Espaços Heterotópicos
Para Foucault o espaço ou sítio, é definido por relações de proximidade entre pontos e elementos, de forma que o sítio tomou uma forma de relação entre vários sítios que são marcados por dicotomias - espaço publico x espaço privado; espaço do lazer x espaço do trabalho; espaço cultural x espaço útil - que revelam que o processo de dessacralização do espaço não é completo. Foucault enumera os sitios de transporte - trem, as ruas, os onibus -; os sítios de relaxamento cafés, cinemas, praias -; os sítios fechados de descanso - a casa, o quarto."Nós vivemos na época da simultaneidade: nós vivemos na época da justaposição, do próximo e do longínquo, do lado-a-lado e do disperso. Julgo que ocupamos um tempo no qual a nossa experiência do mundo se assemelha mais a uma rede que vai ligando pontos e se intersecta com a sua própria meada do que propriamente a uma vivência que se vai enriquecendo com o tempo."
"Mas, de todos estes sítios, interessam-me mais os que se relacionam com todos os outros sítios, de uma forma que neutraliza, secunda, ou inverte a rede de relações por si designadas, espelhadas e reflectidas.
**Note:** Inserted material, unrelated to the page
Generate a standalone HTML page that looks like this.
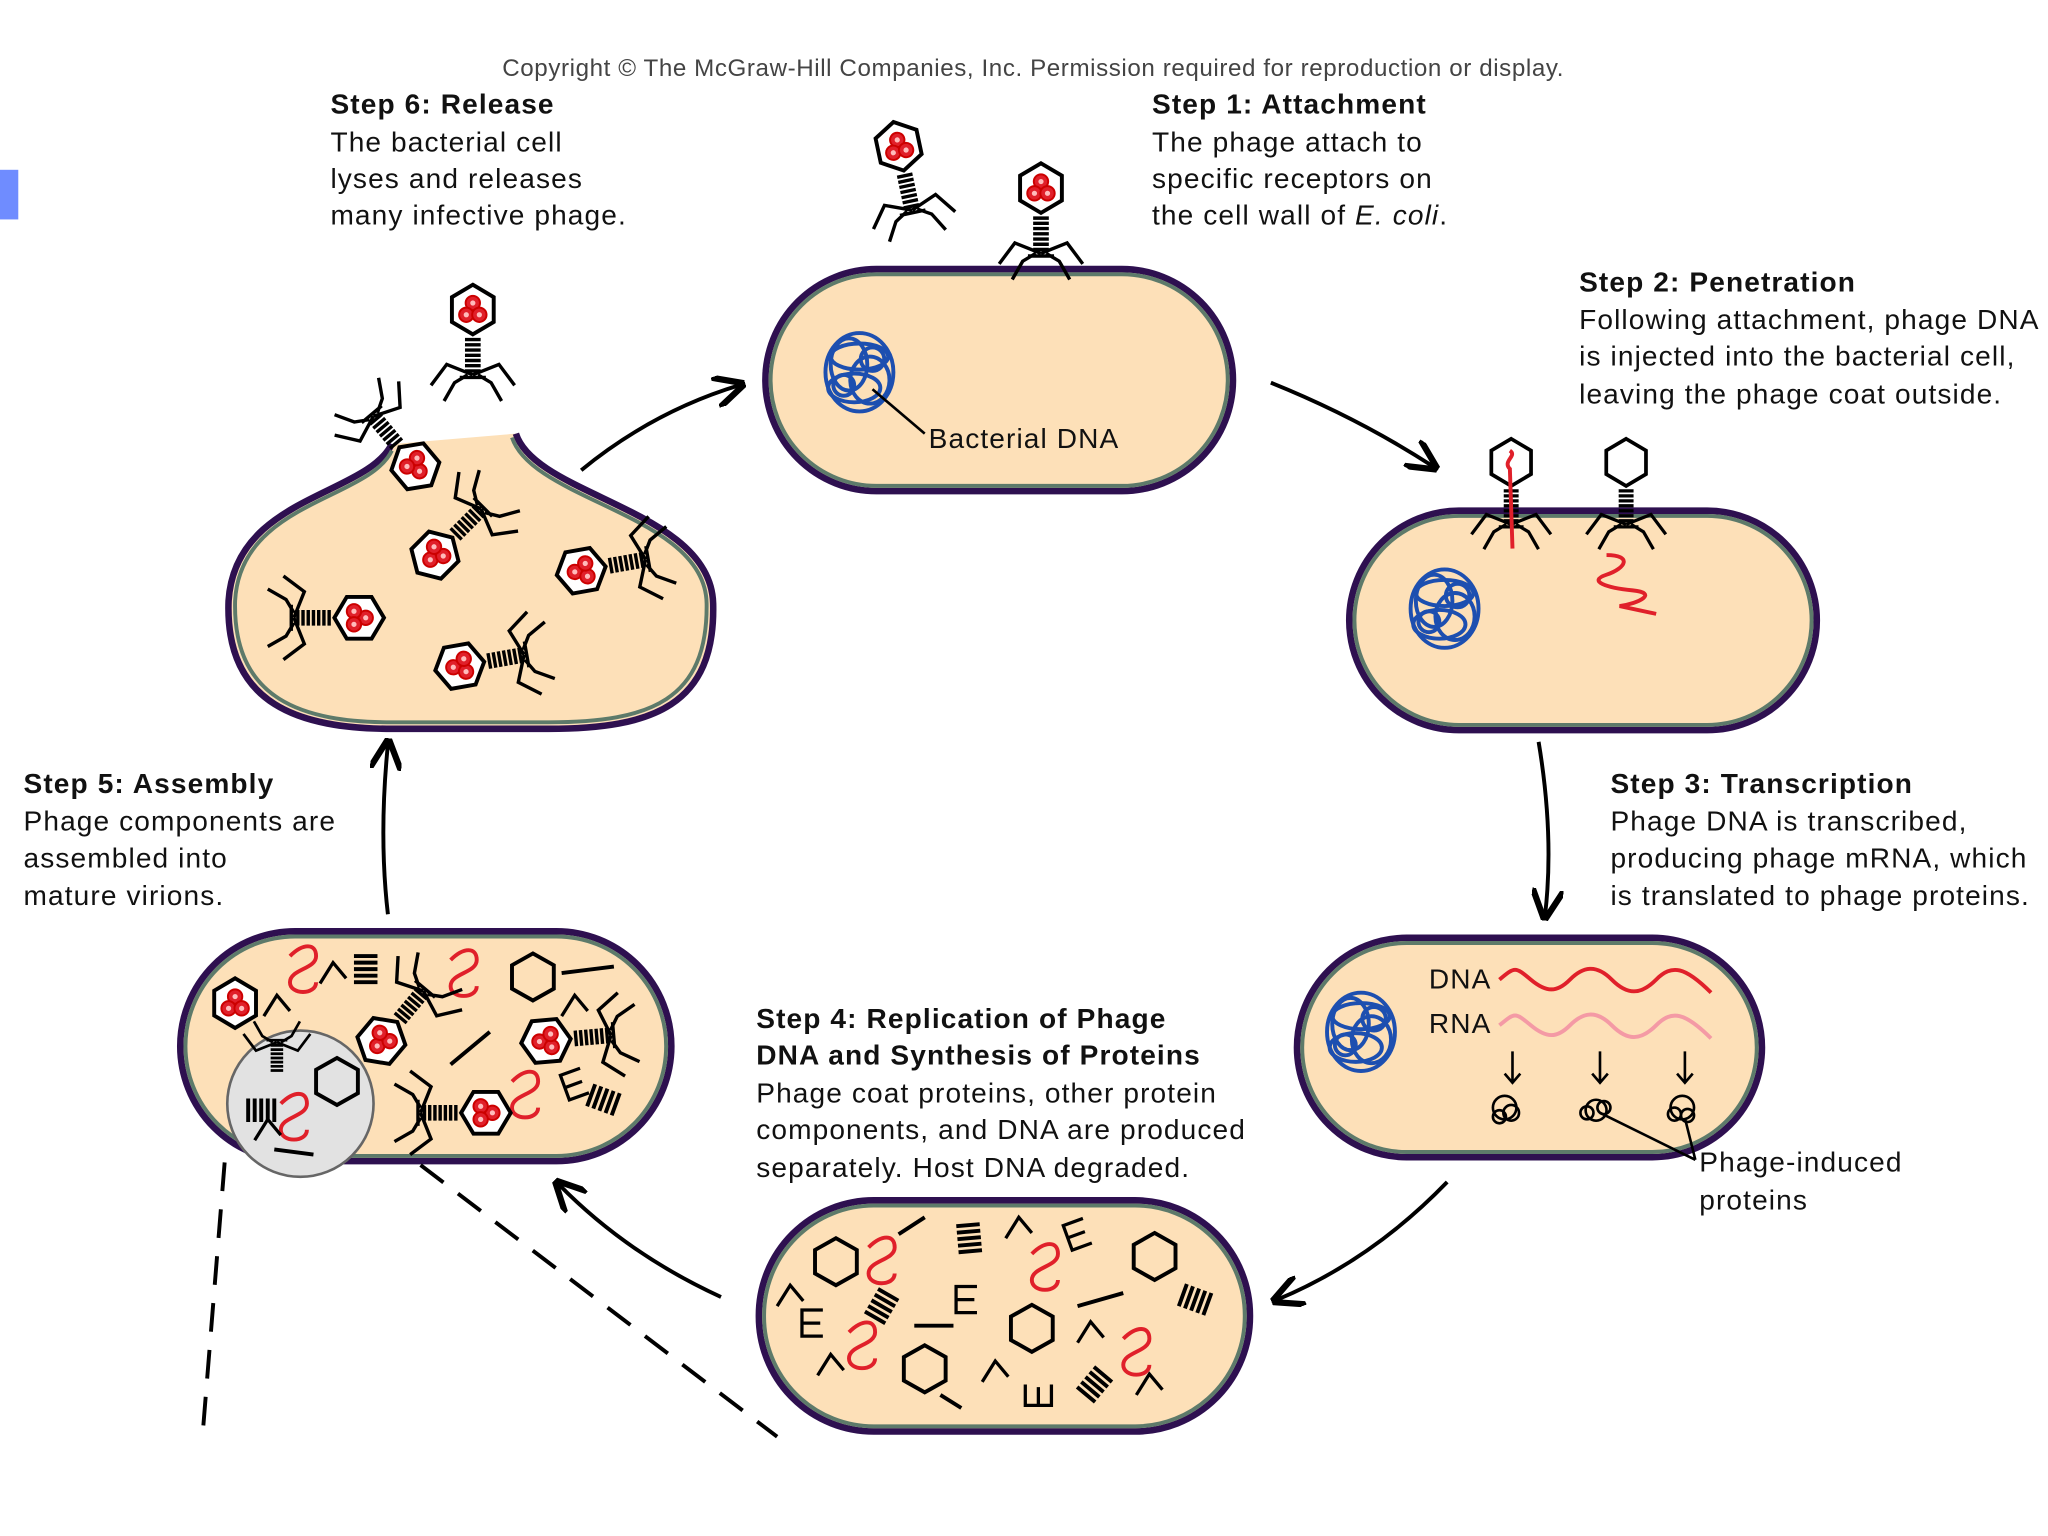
<!DOCTYPE html>
<html><head><meta charset="utf-8"><style>
html,body{margin:0;padding:0;background:#fff;width:2048px;height:1536px;overflow:hidden}
svg{display:block}
text{font-family:"Liberation Sans",sans-serif;fill:#111}
</style></head><body>
<svg width="2048" height="1536" viewBox="0 0 1568 1176" xmlns="http://www.w3.org/2000/svg">
<defs>
<g id="hd">
 <polygon points="0,-19 16,-9.5 16,9.5 0,19 -16,9.5 -16,-9.5" fill="#fff" stroke="#000" stroke-width="3"/>
 <circle cx="0" cy="-5" r="5.5" fill="#e0202a" stroke="#c00" stroke-width="1.5"/>
 <circle cx="-5" cy="4" r="5.5" fill="#e0202a" stroke="#c00" stroke-width="1.5"/>
 <circle cx="5" cy="4" r="5.5" fill="#e0202a" stroke="#c00" stroke-width="1.5"/>
 <circle cx="0" cy="-5" r="2" fill="#fbb"/><circle cx="-5" cy="4" r="2" fill="#fbb"/><circle cx="5" cy="4" r="2" fill="#fbb"/>
</g>
<g id="tl" stroke="#000" stroke-width="2.6" fill="none">
 <path d="M-6 23H6M-6 27H6M-6 31H6M-6 35H6M-6 39H6M-6 43H6M-6 47H6"/>
 <path d="M0 50 L-20 42 L-32 58 M0 50 L20 42 L32 58 M-4 50 L-14 56 L-22 70 M4 50 L14 56 L22 70 M-10 52H10"/>
</g>
<g id="ph"><use href="#tl"/><use href="#hd"/></g>
<g id="pe"><use href="#tl"/><polygon points="0,-19 16,-9.5 16,9.5 0,19 -16,9.5 -16,-9.5" fill="#fff" stroke="#000" stroke-width="3"/></g>
<g id="dna" fill="none" stroke="#1d4fb0" stroke-width="3">
 <ellipse cx="0" cy="0" rx="26" ry="30"/><ellipse cx="-8" cy="-6" rx="14" ry="20"/><ellipse cx="8" cy="6" rx="15" ry="18"/>
 <ellipse cx="0" cy="-12" rx="22" ry="10"/><ellipse cx="-4" cy="12" rx="20" ry="11"/><circle cx="10" cy="-10" r="9"/><circle cx="-12" cy="10" r="8"/>
</g>
<g id="hx"><polygon points="0,-18 16,-9 16,9 0,18 -16,9 -16,-9" fill="none" stroke="#000" stroke-width="3"/></g>
<g id="st" stroke="#000" stroke-width="3"><path d="M-9 -10H9M-9 -5H9M-9 0H9M-9 5H9M-9 10H9"/></g>
<path id="sq" d="M0 0 c10 -10 20 -10 20 0 s-20 10 -20 20 s20 10 20 0" fill="none" stroke="#e0202a" stroke-width="3"/>
<path id="an" d="M-10 8 L0 -8 L10 4" fill="none" stroke="#000" stroke-width="2.5"/>
<path id="ee" d="M8 -10 H-8 V10 H8 M-8 0 H6" fill="none" stroke="#000" stroke-width="2.5"/>
<marker id="ar" viewBox="0 0 10 10" refX="8" refY="5" markerWidth="8" markerHeight="8" orient="auto"><path d="M0 0 L10 5 L0 10" fill="none" stroke="#000" stroke-width="2"/></marker>
</defs>

<rect x="0" y="130" width="14" height="38" fill="#6f8cff"/>
<text x="791" y="58" font-size="18.5" text-anchor="middle" letter-spacing="0.45" style="fill:#444">Copyright © The McGraw-Hill Companies, Inc. Permission required for reproduction or display.</text>

<!-- cells -->
<g fill="#fde0b8">
<rect x="586" y="206" width="358" height="170" rx="85" stroke="#2e1050" stroke-width="5"/>
<rect x="590" y="210" width="350" height="162" rx="81" fill="none" stroke="#5d7a6a" stroke-width="3"/>
<rect x="1033" y="391" width="358" height="168" rx="84" stroke="#2e1050" stroke-width="5"/>
<rect x="1037" y="395" width="350" height="160" rx="80" fill="none" stroke="#5d7a6a" stroke-width="3"/>
<rect x="993" y="718" width="356" height="168" rx="84" stroke="#2e1050" stroke-width="5"/>
<rect x="997" y="722" width="348" height="160" rx="80" fill="none" stroke="#5d7a6a" stroke-width="3"/>
<rect x="581" y="919" width="376" height="177" rx="88" stroke="#2e1050" stroke-width="5"/>
<rect x="585" y="923" width="368" height="169" rx="84" fill="none" stroke="#5d7a6a" stroke-width="3"/>
<rect x="138" y="713" width="376" height="176" rx="88" stroke="#2e1050" stroke-width="5"/>
<rect x="142" y="717" width="368" height="168" rx="84" fill="none" stroke="#5d7a6a" stroke-width="3"/>
<path d="M300 340 C 280 380 180 380 175 460 C 172 540 230 558 300 558 L 420 558 C 500 558 548 540 546 462 C 544 390 410 380 395 332 Z" stroke="none"/>
<path d="M300 340 C 280 380 180 380 175 460 C 172 540 230 558 300 558 L 420 558 C 500 558 548 540 546 462 C 544 390 410 380 395 332" fill="none" stroke="#2e1050" stroke-width="5"/>
<path d="M300 345 C 282 383 184 384 180 460 C 178 536 232 553 300 553 L 420 553 C 498 553 542 536 541 462 C 540 394 408 384 392 335" fill="none" stroke="#5d7a6a" stroke-width="3"/>
</g>

<!-- Text blocks -->
<g font-size="21.5" letter-spacing="0.85">
<text x="253" y="87" font-weight="bold">Step 6: Release</text>
<text x="253" y="116">The bacterial cell</text><text x="253" y="144">lyses and releases</text><text x="253" y="172">many infective phage.</text>
<text x="882" y="87" font-weight="bold">Step 1: Attachment</text>
<text x="882" y="116">The phage attach to</text><text x="882" y="144">specific receptors on</text><text x="882" y="172">the cell wall of <tspan font-style="italic">E. coli</tspan>.</text>
<text x="1209" y="223" font-weight="bold">Step 2: Penetration</text>
<text x="1209" y="252">Following attachment, phage DNA</text><text x="1209" y="280">is injected into the bacterial cell,</text><text x="1209" y="309">leaving the phage coat outside.</text>
<text x="1233" y="607" font-weight="bold">Step 3: Transcription</text>
<text x="1233" y="636">Phage DNA is transcribed,</text><text x="1233" y="664">producing phage mRNA, which</text><text x="1233" y="693">is translated to phage proteins.</text>
<text x="18" y="607" font-weight="bold">Step 5: Assembly</text>
<text x="18" y="636">Phage components are</text><text x="18" y="664">assembled into</text><text x="18" y="693">mature virions.</text>
<text x="579" y="787" font-weight="bold">Step 4: Replication of Phage</text>
<text x="579" y="815" font-weight="bold">DNA and Synthesis of Proteins</text>
<text x="579" y="844">Phage coat proteins, other protein</text><text x="579" y="872">components, and DNA are produced</text><text x="579" y="901">separately. Host DNA degraded.</text>
<text x="711" y="343">Bacterial DNA</text>
<text x="1094" y="757">DNA</text><text x="1094" y="791">RNA</text>
<text x="1301" y="897">Phage-induced</text><text x="1301" y="926">proteins</text>
</g>

<!-- step1 -->
<use href="#dna" x="658" y="285"/>
<line x1="668" y1="298" x2="708" y2="332" stroke="#000" stroke-width="2"/>
<use href="#ph" transform="translate(688,112) rotate(-12)"/>
<use href="#ph" transform="translate(797,144)"/>

<!-- step2 -->
<use href="#dna" x="1106" y="466"/>
<use href="#pe" transform="translate(1157,354) scale(0.95)"/>
<use href="#pe" transform="translate(1245,354) scale(0.95)"/>
<path d="M1156 345 c6 4 -6 8 0 14 L1158 420" fill="none" stroke="#e0202a" stroke-width="3"/>
<path d="M1230 425 c20 0 15 10 0 15 s0 10 20 12 s5 10 -10 12 l28 6" fill="none" stroke="#e0202a" stroke-width="3"/>

<!-- step3 -->
<use href="#dna" x="1042" y="790"/>
<path d="M1148 750 c12 -10 12 -10 24 0 s20 10 30 0 s20 -12 32 0 s22 12 34 0 s22 -10 42 10" fill="none" stroke="#e0202a" stroke-width="3"/>
<path d="M1148 785 c12 -10 12 -10 24 0 s20 10 30 0 s20 -12 32 0 s22 12 34 0 s22 -10 42 10" fill="none" stroke="#f49aa5" stroke-width="3"/>
<g stroke="#000" stroke-width="2" fill="none">
<path d="M1158 805 V828 M1152 822 l6 7 l6 -7 M1225 805 V828 M1219 822 l6 7 l6 -7 M1290 805 V828 M1284 822 l6 7 l6 -7"/>
<circle cx="1152" cy="848" r="9"/><circle cx="1157" cy="852" r="6"/><circle cx="1148" cy="855" r="5"/>
<circle cx="1222" cy="850" r="8"/><circle cx="1228" cy="848" r="5"/><circle cx="1215" cy="852" r="5"/>
<circle cx="1288" cy="848" r="9"/><circle cx="1292" cy="854" r="5"/><circle cx="1282" cy="853" r="5"/>
<path d="M1225 852 L1298 888 M1290 856 L1298 888"/>
</g>

<!-- step4 contents -->
<use href="#hx" x="640" y="966"/><use href="#hx" x="884" y="962"/><use href="#hx" x="790" y="1017"/><use href="#hx" x="708" y="1048"/>
<use href="#sq" x="665" y="955"/><use href="#sq" x="790" y="960"/><use href="#sq" x="650" y="1020"/><use href="#sq" x="860" y="1025"/>
<use href="#st" transform="translate(742,948) rotate(-5)"/><use href="#st" transform="translate(915,995) rotate(-70)"/><use href="#st" transform="translate(675,1000) rotate(30)"/><use href="#st" transform="translate(838,1060) rotate(40)"/>
<use href="#ee" x="622" y="1013"/><use href="#ee" transform="translate(825,945) rotate(-20)"/><use href="#ee" transform="translate(795,1068) rotate(-90)"/><use href="#ee" transform="translate(740,995)"/>
<use href="#an" x="605" y="992"/><use href="#an" x="636" y="1045"/><use href="#an" x="780" y="940"/><use href="#an" x="762" y="1050"/><use href="#an" x="835" y="1020"/><use href="#an" x="880" y="1060"/>
<g stroke="#000" stroke-width="3"><line x1="688" y1="945" x2="708" y2="932"/><line x1="700" y1="1015" x2="730" y2="1015"/><line x1="825" y1="1000" x2="860" y2="990"/><line x1="720" y1="1068" x2="736" y2="1078"/></g>

<!-- step5 contents -->
<use href="#hd" x="180" y="768"/>
<use href="#sq" x="222" y="732"/><use href="#sq" x="345" y="735"/><use href="#sq" x="392" y="828"/><use href="#sq" x="252" y="845"/>
<use href="#hx" x="408" y="748"/>
<use href="#st" transform="translate(280,742)"/><use href="#st" transform="translate(462,842) rotate(-70)"/>
<use href="#an" x="212" y="770"/><use href="#an" x="255" y="745"/><use href="#an" x="440" y="770"/>
<use href="#ee" transform="translate(440,830) rotate(-20)"/>
<g stroke="#000" stroke-width="3"><line x1="430" y1="745" x2="470" y2="740"/><line x1="345" y1="815" x2="375" y2="790"/></g>
<use href="#ph" transform="translate(292,797) rotate(-140)"/>
<use href="#ph" transform="translate(418,797) rotate(-95)"/>
<use href="#ph" transform="translate(372,852) rotate(90)"/>
<circle cx="230" cy="845" r="56" fill="#e2e2e2" stroke="#666" stroke-width="2"/>
<use href="#hx" x="258" y="828"/>
<use href="#sq" x="215" y="845"/>
<use href="#st" transform="translate(200,850) rotate(90)"/>
<use href="#tl" transform="translate(212,838) rotate(180) scale(0.8)"/>
<use href="#an" x="205" y="865"/>
<line x1="210" y1="880" x2="240" y2="884" stroke="#000" stroke-width="3"/>

<!-- step6 contents -->
<use href="#ph" transform="translate(362,237)"/>
<use href="#ph" transform="translate(318,357) rotate(140)"/>
<use href="#ph" transform="translate(333,425) rotate(-135)"/>
<use href="#ph" transform="translate(275,473) rotate(90)"/>
<use href="#ph" transform="translate(445,437) rotate(-100)"/>
<use href="#ph" transform="translate(352,510) rotate(-100)"/>

<!-- arrows -->
<g fill="none" stroke="#000" stroke-width="3" marker-end="url(#ar)">
<path d="M445 360 Q500 315 566 295"/>
<path d="M973 293 Q1040 320 1097 357"/>
<path d="M1178 568 Q1190 640 1183 700"/>
<path d="M1108 905 Q1050 965 978 995"/>
<path d="M552 993 Q480 960 428 907"/>
<path d="M297 700 Q290 640 297 570"/>
</g>
<g stroke="#000" stroke-width="3" stroke-dasharray="22 14">
<line x1="172" y1="890" x2="155" y2="1100"/>
<line x1="322" y1="892" x2="595" y2="1100"/>
</g>
</svg>
</body></html>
Espaços que se encadeiam uns nos outros, mas entretanto contradizem todos os outros.
Para Foucault esses sítios seriam o da utopia e o da heterotopia. Utopia seria um lugar irreal, imaterial, idealizado, "o que não tem lugar", espaços irreais onde a sociedade se apresenta de uma forma aperfeiçoada ou virada ao contrário. Heterotopia seria o inverso de utopia, isto é, um lugar existente, concreto, localizável, mas no entanto, apesar de possuir relações com outros espaços, seria um lugar que estaria fora de todos os outros lugares, estaria à margem.
Foucault chama atenção para as atuais heterotopias desviantes, lugares nos quais são postos indivíduos cujos comportamentos fogem a norma, como os asilos, as prisões, e os hospitais psiquiátricos.
Há também, provavelmente em todas as culturas, em todas as civilizações, espaços reais – espaços que existem e que são formados na própria fundação da sociedade - que são algo como contra-sítios, espécies de utopias realizadas nas quais todos os outros sítios reais dessa dada cultura podem ser encontrados, e nas quais são, simultaneamente, representados, contestados e invertidos. Este tipo de lugares está fora de todos os lugares, apesar de se poder obviamente apontar a sua posição geográfica na realidade. Devido a estes lugares serem totalmente diferentes de quaisquer outros sítios, que eles reflectem e discutem, chamá-los-ei, por contraste às utopias, heterotopias.